В воскресенье к обедне съезжалось всегда много родных и знакомых, большинство которых потом у нас завтракали, что создавало совсем помещичью атмосферу. Приехала к нам, конечно, Зетинька, напоминающая Колноберже и стала помогать м-ль Сандо и немецкой гувернантке смотреть за Еленой, Олёчком и Арой, которые, почуяв почти деревенскую свободу, совсем отбились от рук. Помню такой случай: приходит за мной утром, пока я еще одеваюсь, девушка и говорит, что м-ль Сандо просит меня сойти в сад, так как «с Александрой Петровной несчастье». Очень испуганная бегу я вниз и нахожу следующую картину:

На очень высоком старом дереве, совсем, совсем наверху сидит Ара, еле белеет ее платье среди ветвей, а внизу стоят в глубоком раздумье м-ль Сандо, Зетинька и гувернантка-немка. Ара плачет, говорит, что ей ужасно страшно, и что она никак вниз сойти не может. Было ей тогда лет восемь. Гувернантки волнуются, желая, чтобы это происшествие кончилось до вставанья мамá и папá, теряют голову: то строго приказывают Аре слезть, то умоляют ее этого не делать и ласковыми голосами обещают ее как-нибудь снять. А та сидит, судорожно схватившись за ветки и всё повторяет: «боюсь, возьмите меня». Наконец, я догадалась вызвать пожарных с лестницей, и Ара была бережно снесена на землю.

А Олечек отличилась и того лучше. Неожиданно за завтраком, раздается ее голос:

— Папá, отчего наш сад окружен колючей проволокой?

— Чтобы злые люди к нам не влезли бы, детка.

— А как же я прошла и даже платье не разорвала?

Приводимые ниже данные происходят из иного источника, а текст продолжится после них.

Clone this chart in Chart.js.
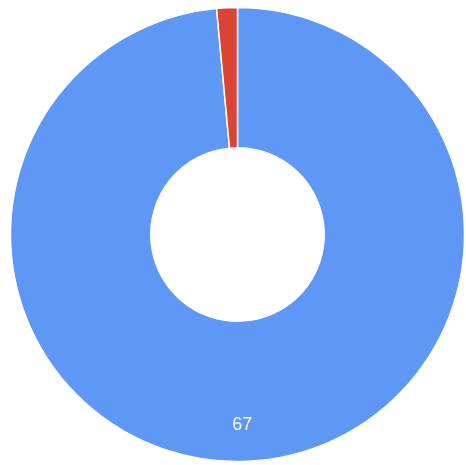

— Ты прошла через проволочное заграждение?

— Хотите я вам покажу?

После завтрака папá, крайне заинтересованный, пошел в сад. Отправились туда все мы, дежурные чиновники и вызванный начальник охраны. Ничуть не смущенная большим количеством зрителей, Олечек объявила, что ей безразлично место, и там, где все остановились, там и согласилась она дать представление. Вмиг подобрала она ловко платье и на глазах изумленной охраны, змейкой, скользнув между колючими проволоками, через минуты две очутилась, красная и сияющая, по ту сторону заграждения.

После этого начальник охраны, сконфуженно качая головой, пошел дать распоряжение сделать сеть более густой.